Old Town: Staré Mesto offers a beautiful cobbled area to walk through and enjoy the statues or the entertainment on offer in the square. The astronomical clock attracts many tourists and there are many old buildings to enjoy looking at for their various styles of architecture. Many cafés are around this area so you can grab lunch or a beverage and sit and people watch.
Other tourist attractions: There are many more tourist attractions and you will no doubt find your own. Although John Lennon never went to Prague, there is a Lennon Wall, a normal wall which has been filled with graffiti since the 1980s despite being repainted many times by dissatisfied authorities.

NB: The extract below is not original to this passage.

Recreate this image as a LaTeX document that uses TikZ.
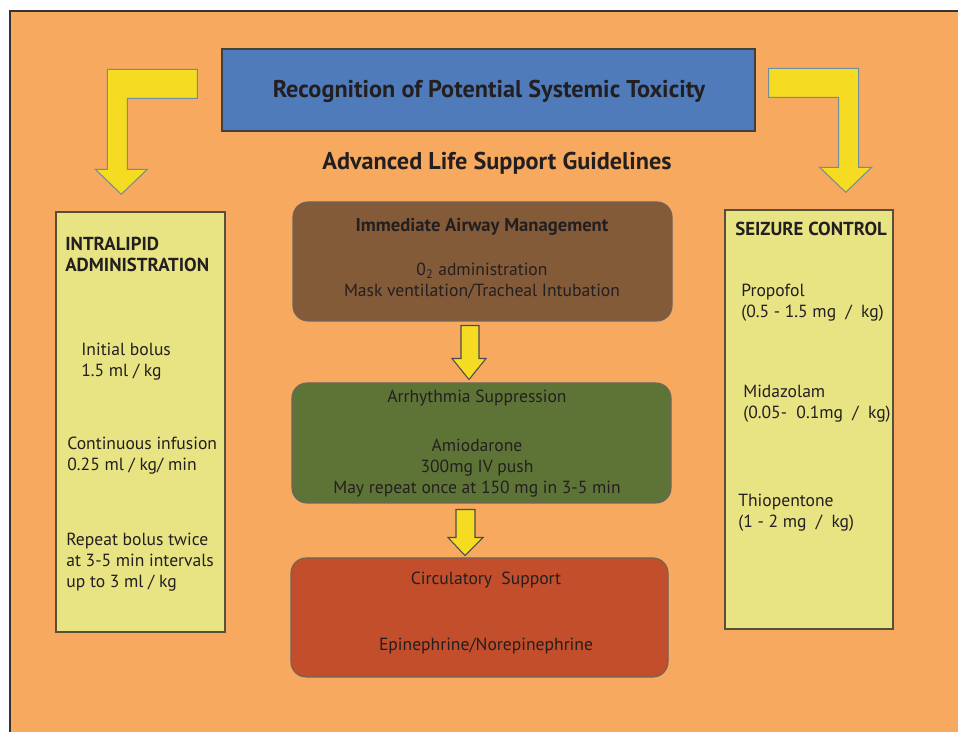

The Church of the Most Sacred Heart of the Lord, also known as Noah’s Ark Church is worth a visit for the resemblance to Noah’s Ark. More importantly, the 7.5m diameter glazed clock which stands in the 42m high tower wall is the largest in the Czech republic and stands out within the church design.
The Memorial to the Victims of Communism is a group of statues showing the diminishing effect of communism on the individual as the higher up there steps the figures are, the more they have lost parts of their body.
The Penguins on the Vitava stand out due to their yellow colour so you can see them from the bridge as you cross the river, from the opposite bank and especially as you walk along the banks of the river.
Although Prague is known as the ‘City of 100 spires’ apparently when counted, there were in fact 500 spires. As you look up, you see them all over as they stand out across the scenes before you, especially when you get a panoramic view from above.
Solo traveller tips: I felt completely safe whilst walking around in Prague in the day and the evening. However, if you wish to be on the Charles Bridge in the early morning or late at night then I would suggest staying in Old Town as my accommodation was in New Town which was a 15-20 minute walk away.